*** Available data ***

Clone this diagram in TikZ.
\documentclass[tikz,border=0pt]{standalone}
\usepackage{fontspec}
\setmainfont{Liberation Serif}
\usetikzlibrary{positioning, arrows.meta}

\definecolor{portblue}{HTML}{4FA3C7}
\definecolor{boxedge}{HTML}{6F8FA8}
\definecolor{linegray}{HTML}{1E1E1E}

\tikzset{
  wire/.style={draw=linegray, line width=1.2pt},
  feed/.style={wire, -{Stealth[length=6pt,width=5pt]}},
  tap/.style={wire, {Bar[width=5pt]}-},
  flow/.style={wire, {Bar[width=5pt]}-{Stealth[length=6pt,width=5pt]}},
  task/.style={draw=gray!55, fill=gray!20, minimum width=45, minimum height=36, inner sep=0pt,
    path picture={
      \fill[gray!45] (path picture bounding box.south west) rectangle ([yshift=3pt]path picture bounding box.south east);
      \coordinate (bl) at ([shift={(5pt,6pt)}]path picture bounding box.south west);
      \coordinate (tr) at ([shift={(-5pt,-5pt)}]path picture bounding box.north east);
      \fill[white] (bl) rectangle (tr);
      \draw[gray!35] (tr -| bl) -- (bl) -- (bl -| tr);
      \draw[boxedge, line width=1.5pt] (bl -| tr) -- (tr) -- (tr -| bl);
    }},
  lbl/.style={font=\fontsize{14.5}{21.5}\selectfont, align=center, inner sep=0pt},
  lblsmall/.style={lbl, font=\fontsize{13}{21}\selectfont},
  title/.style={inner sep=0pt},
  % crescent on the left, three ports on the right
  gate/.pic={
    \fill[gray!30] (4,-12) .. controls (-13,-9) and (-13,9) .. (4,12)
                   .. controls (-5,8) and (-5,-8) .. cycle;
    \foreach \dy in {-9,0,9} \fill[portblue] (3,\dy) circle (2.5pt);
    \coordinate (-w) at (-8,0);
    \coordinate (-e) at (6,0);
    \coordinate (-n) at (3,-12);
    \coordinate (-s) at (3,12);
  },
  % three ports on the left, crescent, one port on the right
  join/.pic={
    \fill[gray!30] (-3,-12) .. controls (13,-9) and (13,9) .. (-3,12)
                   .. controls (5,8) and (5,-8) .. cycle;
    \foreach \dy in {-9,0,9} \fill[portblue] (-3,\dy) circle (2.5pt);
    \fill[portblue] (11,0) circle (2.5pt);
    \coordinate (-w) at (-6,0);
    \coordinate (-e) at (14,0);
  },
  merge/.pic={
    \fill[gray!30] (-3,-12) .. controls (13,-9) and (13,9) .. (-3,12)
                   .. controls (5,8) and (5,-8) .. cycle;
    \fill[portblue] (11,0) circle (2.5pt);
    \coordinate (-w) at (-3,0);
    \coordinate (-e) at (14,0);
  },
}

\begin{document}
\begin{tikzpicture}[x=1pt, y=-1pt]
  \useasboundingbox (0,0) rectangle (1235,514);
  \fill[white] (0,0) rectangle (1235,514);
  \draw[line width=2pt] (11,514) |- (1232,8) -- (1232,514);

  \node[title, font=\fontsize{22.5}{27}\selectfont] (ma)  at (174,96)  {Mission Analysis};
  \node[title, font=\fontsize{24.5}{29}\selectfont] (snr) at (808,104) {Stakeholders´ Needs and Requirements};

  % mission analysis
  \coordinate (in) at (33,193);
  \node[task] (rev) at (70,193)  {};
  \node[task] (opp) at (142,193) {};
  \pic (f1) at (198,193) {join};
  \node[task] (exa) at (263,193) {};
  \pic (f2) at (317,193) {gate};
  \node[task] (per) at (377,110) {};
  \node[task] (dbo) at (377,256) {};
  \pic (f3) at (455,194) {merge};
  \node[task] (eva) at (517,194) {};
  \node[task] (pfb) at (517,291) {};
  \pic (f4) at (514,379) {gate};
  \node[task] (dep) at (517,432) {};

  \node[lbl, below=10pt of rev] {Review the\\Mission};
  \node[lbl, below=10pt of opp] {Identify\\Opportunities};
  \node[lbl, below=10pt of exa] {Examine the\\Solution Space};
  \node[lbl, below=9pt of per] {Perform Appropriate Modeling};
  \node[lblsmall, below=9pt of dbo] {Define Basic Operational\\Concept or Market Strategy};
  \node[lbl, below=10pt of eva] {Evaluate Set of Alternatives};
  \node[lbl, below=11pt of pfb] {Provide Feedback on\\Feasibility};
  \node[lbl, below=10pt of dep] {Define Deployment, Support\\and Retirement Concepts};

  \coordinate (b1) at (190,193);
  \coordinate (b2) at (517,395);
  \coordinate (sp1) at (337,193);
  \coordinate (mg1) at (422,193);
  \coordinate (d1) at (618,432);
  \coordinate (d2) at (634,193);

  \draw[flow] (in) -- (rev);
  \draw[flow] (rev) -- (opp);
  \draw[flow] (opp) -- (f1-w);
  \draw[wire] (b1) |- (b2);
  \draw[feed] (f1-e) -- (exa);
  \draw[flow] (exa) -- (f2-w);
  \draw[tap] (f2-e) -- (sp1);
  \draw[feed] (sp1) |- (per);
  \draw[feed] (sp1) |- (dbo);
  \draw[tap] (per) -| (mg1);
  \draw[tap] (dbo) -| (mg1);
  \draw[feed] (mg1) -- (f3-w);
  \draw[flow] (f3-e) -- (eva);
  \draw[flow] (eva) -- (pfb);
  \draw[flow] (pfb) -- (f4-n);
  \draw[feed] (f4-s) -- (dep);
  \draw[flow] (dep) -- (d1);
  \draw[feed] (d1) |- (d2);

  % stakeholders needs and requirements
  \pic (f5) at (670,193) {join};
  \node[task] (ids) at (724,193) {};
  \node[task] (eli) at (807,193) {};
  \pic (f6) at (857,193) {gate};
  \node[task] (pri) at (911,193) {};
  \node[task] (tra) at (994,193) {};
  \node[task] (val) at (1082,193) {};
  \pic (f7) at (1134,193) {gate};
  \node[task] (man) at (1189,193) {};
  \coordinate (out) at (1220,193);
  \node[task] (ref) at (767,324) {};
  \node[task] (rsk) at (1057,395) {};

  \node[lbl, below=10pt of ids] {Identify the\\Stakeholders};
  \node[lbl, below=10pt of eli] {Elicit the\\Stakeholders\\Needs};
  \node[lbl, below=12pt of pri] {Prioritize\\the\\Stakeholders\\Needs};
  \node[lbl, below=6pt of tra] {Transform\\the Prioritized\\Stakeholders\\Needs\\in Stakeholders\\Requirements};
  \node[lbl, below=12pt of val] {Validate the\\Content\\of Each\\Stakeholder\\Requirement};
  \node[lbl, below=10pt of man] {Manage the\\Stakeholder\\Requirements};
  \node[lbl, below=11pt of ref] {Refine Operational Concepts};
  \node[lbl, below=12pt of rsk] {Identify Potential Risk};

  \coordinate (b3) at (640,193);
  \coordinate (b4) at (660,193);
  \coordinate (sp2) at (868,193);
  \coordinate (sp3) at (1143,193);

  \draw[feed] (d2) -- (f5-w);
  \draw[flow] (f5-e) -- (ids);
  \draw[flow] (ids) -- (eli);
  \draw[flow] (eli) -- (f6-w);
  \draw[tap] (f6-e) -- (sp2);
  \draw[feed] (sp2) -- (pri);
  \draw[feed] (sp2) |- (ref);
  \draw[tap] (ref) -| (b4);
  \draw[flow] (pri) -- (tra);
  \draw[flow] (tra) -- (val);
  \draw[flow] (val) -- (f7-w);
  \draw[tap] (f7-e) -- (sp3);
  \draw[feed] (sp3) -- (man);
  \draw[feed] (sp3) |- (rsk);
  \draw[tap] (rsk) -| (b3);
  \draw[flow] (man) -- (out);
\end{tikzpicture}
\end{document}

***

▶ [Exercise prompt]: Write out every line exactly as it stands.

▶ [Task answer]:
Clone this diagram in TikZ.
\documentclass[tikz,border=0pt]{standalone}
\usepackage{fontspec}
\setmainfont{Liberation Serif}
\usetikzlibrary{positioning, arrows.meta}

\definecolor{portblue}{HTML}{4FA3C7}
\definecolor{boxedge}{HTML}{6F8FA8}
\definecolor{linegray}{HTML}{1E1E1E}

\tikzset{
  wire/.style={draw=linegray, line width=1.2pt},
  feed/.style={wire, -{Stealth[length=6pt,width=5pt]}},
  tap/.style={wire, {Bar[width=5pt]}-},
  flow/.style={wire, {Bar[width=5pt]}-{Stealth[length=6pt,width=5pt]}},
  task/.style={draw=gray!55, fill=gray!20, minimum width=45, minimum height=36, inner sep=0pt,
    path picture={
      \fill[gray!45] (path picture bounding box.south west) rectangle ([yshift=3pt]path picture bounding box.south east);
      \coordinate (bl) at ([shift={(5pt,6pt)}]path picture bounding box.south west);
      \coordinate (tr) at ([shift={(-5pt,-5pt)}]path picture bounding box.north east);
      \fill[white] (bl) rectangle (tr);
      \draw[gray!35] (tr -| bl) -- (bl) -- (bl -| tr);
      \draw[boxedge, line width=1.5pt] (bl -| tr) -- (tr) -- (tr -| bl);
    }},
  lbl/.style={font=\fontsize{14.5}{21.5}\selectfont, align=center, inner sep=0pt},
  lblsmall/.style={lbl, font=\fontsize{13}{21}\selectfont},
  title/.style={inner sep=0pt},
  % crescent on the left, three ports on the right
  gate/.pic={
    \fill[gray!30] (4,-12) .. controls (-13,-9) and (-13,9) .. (4,12)
                   .. controls (-5,8) and (-5,-8) .. cycle;
    \foreach \dy in {-9,0,9} \fill[portblue] (3,\dy) circle (2.5pt);
    \coordinate (-w) at (-8,0);
    \coordinate (-e) at (6,0);
    \coordinate (-n) at (3,-12);
    \coordinate (-s) at (3,12);
  },
  % three ports on the left, crescent, one port on the right
  join/.pic={
    \fill[gray!30] (-3,-12) .. controls (13,-9) and (13,9) .. (-3,12)
                   .. controls (5,8) and (5,-8) .. cycle;
    \foreach \dy in {-9,0,9} \fill[portblue] (-3,\dy) circle (2.5pt);
    \fill[portblue] (11,0) circle (2.5pt);
    \coordinate (-w) at (-6,0);
    \coordinate (-e) at (14,0);
  },
  merge/.pic={
    \fill[gray!30] (-3,-12) .. controls (13,-9) and (13,9) .. (-3,12)
                   .. controls (5,8) and (5,-8) .. cycle;
    \fill[portblue] (11,0) circle (2.5pt);
    \coordinate (-w) at (-3,0);
    \coordinate (-e) at (14,0);
  },
}

\begin{document}
\begin{tikzpicture}[x=1pt, y=-1pt]
  \useasboundingbox (0,0) rectangle (1235,514);
  \fill[white] (0,0) rectangle (1235,514);
  \draw[line width=2pt] (11,514) |- (1232,8) -- (1232,514);

  \node[title, font=\fontsize{22.5}{27}\selectfont] (ma)  at (174,96)  {Mission Analysis};
  \node[title, font=\fontsize{24.5}{29}\selectfont] (snr) at (808,104) {Stakeholders´ Needs and Requirements};

  % mission analysis
  \coordinate (in) at (33,193);
  \node[task] (rev) at (70,193)  {};
  \node[task] (opp) at (142,193) {};
  \pic (f1) at (198,193) {join};
  \node[task] (exa) at (263,193) {};
  \pic (f2) at (317,193) {gate};
  \node[task] (per) at (377,110) {};
  \node[task] (dbo) at (377,256) {};
  \pic (f3) at (455,194) {merge};
  \node[task] (eva) at (517,194) {};
  \node[task] (pfb) at (517,291) {};
  \pic (f4) at (514,379) {gate};
  \node[task] (dep) at (517,432) {};

  \node[lbl, below=10pt of rev] {Review the\\Mission};
  \node[lbl, below=10pt of opp] {Identify\\Opportunities};
  \node[lbl, below=10pt of exa] {Examine the\\Solution Space};
  \node[lbl, below=9pt of per] {Perform Appropriate Modeling};
  \node[lblsmall, below=9pt of dbo] {Define Basic Operational\\Concept or Market Strategy};
  \node[lbl, below=10pt of eva] {Evaluate Set of Alternatives};
  \node[lbl, below=11pt of pfb] {Provide Feedback on\\Feasibility};
  \node[lbl, below=10pt of dep] {Define Deployment, Support\\and Retirement Concepts};

  \coordinate (b1) at (190,193);
  \coordinate (b2) at (517,395);
  \coordinate (sp1) at (337,193);
  \coordinate (mg1) at (422,193);
  \coordinate (d1) at (618,432);
  \coordinate (d2) at (634,193);

  \draw[flow] (in) -- (rev);
  \draw[flow] (rev) -- (opp);
  \draw[flow] (opp) -- (f1-w);
  \draw[wire] (b1) |- (b2);
  \draw[feed] (f1-e) -- (exa);
  \draw[flow] (exa) -- (f2-w);
  \draw[tap] (f2-e) -- (sp1);
  \draw[feed] (sp1) |- (per);
  \draw[feed] (sp1) |- (dbo);
  \draw[tap] (per) -| (mg1);
  \draw[tap] (dbo) -| (mg1);
  \draw[feed] (mg1) -- (f3-w);
  \draw[flow] (f3-e) -- (eva);
  \draw[flow] (eva) -- (pfb);
  \draw[flow] (pfb) -- (f4-n);
  \draw[feed] (f4-s) -- (dep);
  \draw[flow] (dep) -- (d1);
  \draw[feed] (d1) |- (d2);

  % stakeholders needs and requirements
  \pic (f5) at (670,193) {join};
  \node[task] (ids) at (724,193) {};
  \node[task] (eli) at (807,193) {};
  \pic (f6) at (857,193) {gate};
  \node[task] (pri) at (911,193) {};
  \node[task] (tra) at (994,193) {};
  \node[task] (val) at (1082,193) {};
  \pic (f7) at (1134,193) {gate};
  \node[task] (man) at (1189,193) {};
  \coordinate (out) at (1220,193);
  \node[task] (ref) at (767,324) {};
  \node[task] (rsk) at (1057,395) {};

  \node[lbl, below=10pt of ids] {Identify the\\Stakeholders};
  \node[lbl, below=10pt of eli] {Elicit the\\Stakeholders\\Needs};
  \node[lbl, below=12pt of pri] {Prioritize\\the\\Stakeholders\\Needs};
  \node[lbl, below=6pt of tra] {Transform\\the Prioritized\\Stakeholders\\Needs\\in Stakeholders\\Requirements};
  \node[lbl, below=12pt of val] {Validate the\\Content\\of Each\\Stakeholder\\Requirement};
  \node[lbl, below=10pt of man] {Manage the\\Stakeholder\\Requirements};
  \node[lbl, below=11pt of ref] {Refine Operational Concepts};
  \node[lbl, below=12pt of rsk] {Identify Potential Risk};

  \coordinate (b3) at (640,193);
  \coordinate (b4) at (660,193);
  \coordinate (sp2) at (868,193);
  \coordinate (sp3) at (1143,193);

  \draw[feed] (d2) -- (f5-w);
  \draw[flow] (f5-e) -- (ids);
  \draw[flow] (ids) -- (eli);
  \draw[flow] (eli) -- (f6-w);
  \draw[tap] (f6-e) -- (sp2);
  \draw[feed] (sp2) -- (pri);
  \draw[feed] (sp2) |- (ref);
  \draw[tap] (ref) -| (b4);
  \draw[flow] (pri) -- (tra);
  \draw[flow] (tra) -- (val);
  \draw[flow] (val) -- (f7-w);
  \draw[tap] (f7-e) -- (sp3);
  \draw[feed] (sp3) -- (man);
  \draw[feed] (sp3) |- (rsk);
  \draw[tap] (rsk) -| (b3);
  \draw[flow] (man) -- (out);
\end{tikzpicture}
\end{document}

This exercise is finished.